Given exercise. Repeat exactly the lines running from the first line of the data to the line containing "0.71, 0.7, 0.7];", both ends included, and nothing else; drop the pictures.

Supplied material.
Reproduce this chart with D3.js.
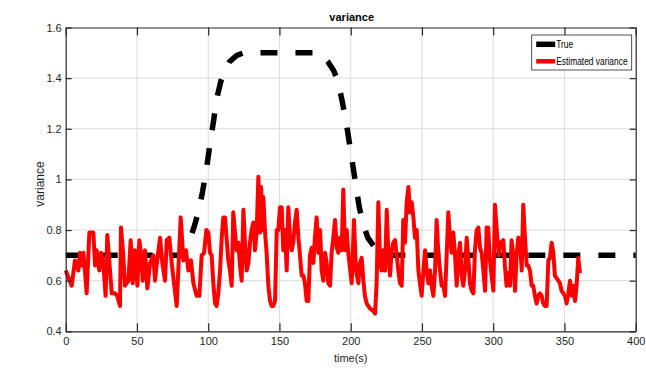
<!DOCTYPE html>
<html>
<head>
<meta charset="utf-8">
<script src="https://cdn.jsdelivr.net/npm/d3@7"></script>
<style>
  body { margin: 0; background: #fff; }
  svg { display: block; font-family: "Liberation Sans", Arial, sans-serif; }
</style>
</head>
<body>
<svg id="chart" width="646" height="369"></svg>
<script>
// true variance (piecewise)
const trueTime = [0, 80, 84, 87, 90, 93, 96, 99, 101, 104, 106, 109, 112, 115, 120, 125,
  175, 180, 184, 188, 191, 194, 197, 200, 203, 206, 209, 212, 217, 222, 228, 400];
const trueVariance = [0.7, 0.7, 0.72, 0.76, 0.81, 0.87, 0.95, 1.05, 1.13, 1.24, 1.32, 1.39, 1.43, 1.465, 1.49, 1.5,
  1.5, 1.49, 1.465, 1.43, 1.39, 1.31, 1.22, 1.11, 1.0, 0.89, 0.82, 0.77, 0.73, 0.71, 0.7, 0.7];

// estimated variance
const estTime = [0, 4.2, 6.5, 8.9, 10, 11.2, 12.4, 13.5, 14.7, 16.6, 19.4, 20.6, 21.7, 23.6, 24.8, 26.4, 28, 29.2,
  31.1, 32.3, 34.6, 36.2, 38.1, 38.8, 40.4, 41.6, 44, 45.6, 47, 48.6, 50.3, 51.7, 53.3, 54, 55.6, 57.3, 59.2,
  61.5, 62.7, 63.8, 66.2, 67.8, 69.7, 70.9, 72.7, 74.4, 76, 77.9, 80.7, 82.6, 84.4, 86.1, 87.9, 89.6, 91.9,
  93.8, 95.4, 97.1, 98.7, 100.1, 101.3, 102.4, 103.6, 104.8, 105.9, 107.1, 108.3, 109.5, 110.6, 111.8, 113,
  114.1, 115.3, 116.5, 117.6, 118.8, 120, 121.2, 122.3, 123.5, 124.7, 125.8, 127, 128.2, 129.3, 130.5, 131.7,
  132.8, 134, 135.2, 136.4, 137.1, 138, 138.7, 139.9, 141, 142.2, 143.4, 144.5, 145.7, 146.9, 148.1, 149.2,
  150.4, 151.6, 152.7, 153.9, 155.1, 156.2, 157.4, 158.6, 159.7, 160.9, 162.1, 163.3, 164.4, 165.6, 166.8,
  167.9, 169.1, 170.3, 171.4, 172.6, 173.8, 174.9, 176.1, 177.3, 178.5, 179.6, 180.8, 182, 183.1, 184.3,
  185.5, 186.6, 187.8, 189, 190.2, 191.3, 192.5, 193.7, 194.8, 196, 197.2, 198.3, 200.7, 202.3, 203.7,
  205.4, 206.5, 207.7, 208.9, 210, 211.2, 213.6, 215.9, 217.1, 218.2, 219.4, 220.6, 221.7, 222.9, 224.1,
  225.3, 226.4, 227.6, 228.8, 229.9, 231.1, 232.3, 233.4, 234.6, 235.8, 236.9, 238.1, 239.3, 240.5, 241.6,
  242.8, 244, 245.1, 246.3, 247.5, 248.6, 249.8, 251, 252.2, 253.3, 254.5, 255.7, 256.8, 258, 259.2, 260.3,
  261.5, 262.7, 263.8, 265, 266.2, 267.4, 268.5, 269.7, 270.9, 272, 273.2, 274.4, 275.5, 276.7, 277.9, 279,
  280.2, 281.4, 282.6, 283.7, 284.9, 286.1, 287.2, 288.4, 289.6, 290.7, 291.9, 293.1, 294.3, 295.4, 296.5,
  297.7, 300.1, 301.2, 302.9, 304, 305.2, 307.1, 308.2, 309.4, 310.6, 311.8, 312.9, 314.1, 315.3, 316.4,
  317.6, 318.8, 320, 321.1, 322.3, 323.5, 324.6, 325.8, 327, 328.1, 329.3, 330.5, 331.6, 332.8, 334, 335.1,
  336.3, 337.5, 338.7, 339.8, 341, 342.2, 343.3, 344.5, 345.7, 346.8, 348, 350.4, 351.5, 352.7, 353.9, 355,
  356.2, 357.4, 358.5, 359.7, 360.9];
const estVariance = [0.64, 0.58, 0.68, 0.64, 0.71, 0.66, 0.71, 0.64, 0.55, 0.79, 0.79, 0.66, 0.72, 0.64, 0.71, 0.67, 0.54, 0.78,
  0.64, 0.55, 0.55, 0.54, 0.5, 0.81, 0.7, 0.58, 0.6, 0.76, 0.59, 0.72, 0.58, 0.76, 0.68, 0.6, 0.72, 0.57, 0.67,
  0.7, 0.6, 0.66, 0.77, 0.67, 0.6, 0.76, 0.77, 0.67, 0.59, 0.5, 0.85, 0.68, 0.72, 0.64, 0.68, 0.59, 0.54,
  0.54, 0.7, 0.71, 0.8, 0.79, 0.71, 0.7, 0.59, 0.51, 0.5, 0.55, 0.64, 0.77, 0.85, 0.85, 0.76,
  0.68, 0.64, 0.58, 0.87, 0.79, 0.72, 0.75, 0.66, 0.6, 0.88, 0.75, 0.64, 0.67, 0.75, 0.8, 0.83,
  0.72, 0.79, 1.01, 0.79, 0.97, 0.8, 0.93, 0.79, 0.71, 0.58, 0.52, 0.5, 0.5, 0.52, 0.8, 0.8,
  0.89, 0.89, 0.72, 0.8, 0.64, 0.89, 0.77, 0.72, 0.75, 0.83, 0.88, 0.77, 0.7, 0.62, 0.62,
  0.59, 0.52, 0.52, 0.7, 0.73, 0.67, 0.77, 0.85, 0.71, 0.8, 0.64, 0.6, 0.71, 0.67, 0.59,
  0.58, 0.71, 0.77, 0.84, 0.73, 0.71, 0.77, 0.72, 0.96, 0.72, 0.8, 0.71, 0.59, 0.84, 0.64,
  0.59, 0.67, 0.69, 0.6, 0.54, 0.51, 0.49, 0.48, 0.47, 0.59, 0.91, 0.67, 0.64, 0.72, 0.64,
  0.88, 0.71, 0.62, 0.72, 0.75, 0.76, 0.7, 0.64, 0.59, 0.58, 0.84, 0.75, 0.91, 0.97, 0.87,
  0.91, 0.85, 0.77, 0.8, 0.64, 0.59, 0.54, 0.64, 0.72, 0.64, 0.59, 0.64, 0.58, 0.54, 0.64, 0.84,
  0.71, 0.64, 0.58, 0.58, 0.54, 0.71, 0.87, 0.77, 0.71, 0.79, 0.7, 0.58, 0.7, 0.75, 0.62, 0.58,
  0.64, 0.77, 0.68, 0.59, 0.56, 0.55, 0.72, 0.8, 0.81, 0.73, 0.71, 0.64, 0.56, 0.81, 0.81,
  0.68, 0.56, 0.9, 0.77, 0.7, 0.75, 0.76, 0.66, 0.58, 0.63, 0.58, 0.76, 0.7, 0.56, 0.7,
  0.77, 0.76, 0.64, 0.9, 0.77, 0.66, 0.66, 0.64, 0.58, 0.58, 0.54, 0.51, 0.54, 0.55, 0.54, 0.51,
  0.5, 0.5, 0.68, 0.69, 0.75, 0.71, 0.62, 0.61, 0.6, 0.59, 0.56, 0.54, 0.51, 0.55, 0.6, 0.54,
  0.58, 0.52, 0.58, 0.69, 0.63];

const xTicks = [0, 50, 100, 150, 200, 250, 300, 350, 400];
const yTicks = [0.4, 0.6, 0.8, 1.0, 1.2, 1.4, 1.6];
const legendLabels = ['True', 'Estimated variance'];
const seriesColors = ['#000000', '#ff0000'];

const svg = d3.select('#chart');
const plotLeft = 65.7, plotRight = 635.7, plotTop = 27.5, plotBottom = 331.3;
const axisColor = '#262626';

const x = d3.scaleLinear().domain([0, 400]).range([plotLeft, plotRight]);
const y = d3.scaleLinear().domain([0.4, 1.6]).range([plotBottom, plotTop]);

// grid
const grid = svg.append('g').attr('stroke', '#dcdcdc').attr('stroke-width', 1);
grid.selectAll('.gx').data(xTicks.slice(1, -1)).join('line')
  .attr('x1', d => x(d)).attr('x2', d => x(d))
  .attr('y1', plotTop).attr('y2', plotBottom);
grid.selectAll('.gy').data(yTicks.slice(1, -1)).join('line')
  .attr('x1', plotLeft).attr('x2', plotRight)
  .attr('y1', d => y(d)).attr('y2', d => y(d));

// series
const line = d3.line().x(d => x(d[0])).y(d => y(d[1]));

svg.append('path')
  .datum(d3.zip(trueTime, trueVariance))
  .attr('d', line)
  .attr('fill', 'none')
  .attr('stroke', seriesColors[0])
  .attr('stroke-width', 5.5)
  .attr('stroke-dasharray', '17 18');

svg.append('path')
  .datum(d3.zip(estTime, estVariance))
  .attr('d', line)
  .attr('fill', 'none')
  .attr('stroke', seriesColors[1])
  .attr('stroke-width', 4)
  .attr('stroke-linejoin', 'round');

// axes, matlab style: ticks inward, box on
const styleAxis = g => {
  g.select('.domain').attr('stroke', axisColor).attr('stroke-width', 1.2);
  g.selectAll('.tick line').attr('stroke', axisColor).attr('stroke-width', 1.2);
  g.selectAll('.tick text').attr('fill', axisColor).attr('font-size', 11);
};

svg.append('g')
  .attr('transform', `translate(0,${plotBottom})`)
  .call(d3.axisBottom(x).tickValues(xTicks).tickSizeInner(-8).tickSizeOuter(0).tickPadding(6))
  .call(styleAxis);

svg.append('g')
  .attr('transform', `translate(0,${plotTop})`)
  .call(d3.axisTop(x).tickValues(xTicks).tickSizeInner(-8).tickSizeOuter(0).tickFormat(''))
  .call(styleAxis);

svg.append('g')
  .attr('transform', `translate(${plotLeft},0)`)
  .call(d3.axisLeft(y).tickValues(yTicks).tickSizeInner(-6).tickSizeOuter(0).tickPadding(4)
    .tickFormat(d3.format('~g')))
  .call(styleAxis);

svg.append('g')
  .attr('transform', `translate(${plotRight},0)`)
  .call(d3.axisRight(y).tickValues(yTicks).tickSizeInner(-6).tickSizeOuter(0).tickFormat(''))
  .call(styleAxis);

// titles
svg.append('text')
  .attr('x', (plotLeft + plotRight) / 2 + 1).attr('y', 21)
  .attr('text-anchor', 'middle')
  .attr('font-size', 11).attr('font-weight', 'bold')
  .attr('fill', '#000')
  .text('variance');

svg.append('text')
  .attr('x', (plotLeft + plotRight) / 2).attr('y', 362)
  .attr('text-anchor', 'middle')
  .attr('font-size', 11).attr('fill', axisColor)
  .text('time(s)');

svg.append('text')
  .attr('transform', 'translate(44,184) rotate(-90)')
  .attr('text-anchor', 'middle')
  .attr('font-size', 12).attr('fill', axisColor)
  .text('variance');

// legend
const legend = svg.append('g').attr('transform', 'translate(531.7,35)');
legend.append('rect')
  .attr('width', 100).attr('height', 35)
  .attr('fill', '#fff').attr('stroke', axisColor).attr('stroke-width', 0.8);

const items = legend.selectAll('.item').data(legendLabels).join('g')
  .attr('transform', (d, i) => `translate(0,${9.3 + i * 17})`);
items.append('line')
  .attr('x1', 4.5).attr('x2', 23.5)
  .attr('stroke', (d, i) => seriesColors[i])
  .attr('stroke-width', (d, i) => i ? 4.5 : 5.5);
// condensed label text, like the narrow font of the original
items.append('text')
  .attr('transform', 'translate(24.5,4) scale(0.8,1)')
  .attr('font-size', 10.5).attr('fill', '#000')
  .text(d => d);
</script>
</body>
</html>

The response.
Reproduce this chart with D3.js.
<!DOCTYPE html>
<html>
<head>
<meta charset="utf-8">
<script src="https://cdn.jsdelivr.net/npm/d3@7"></script>
<style>
  body { margin: 0; background: #fff; }
  svg { display: block; font-family: "Liberation Sans", Arial, sans-serif; }
</style>
</head>
<body>
<svg id="chart" width="646" height="369"></svg>
<script>
// true variance (piecewise)
const trueTime = [0, 80, 84, 87, 90, 93, 96, 99, 101, 104, 106, 109, 112, 115, 120, 125,
  175, 180, 184, 188, 191, 194, 197, 200, 203, 206, 209, 212, 217, 222, 228, 400];
const trueVariance = [0.7, 0.7, 0.72, 0.76, 0.81, 0.87, 0.95, 1.05, 1.13, 1.24, 1.32, 1.39, 1.43, 1.465, 1.49, 1.5,
  1.5, 1.49, 1.465, 1.43, 1.39, 1.31, 1.22, 1.11, 1.0, 0.89, 0.82, 0.77, 0.73, 0.71, 0.7, 0.7];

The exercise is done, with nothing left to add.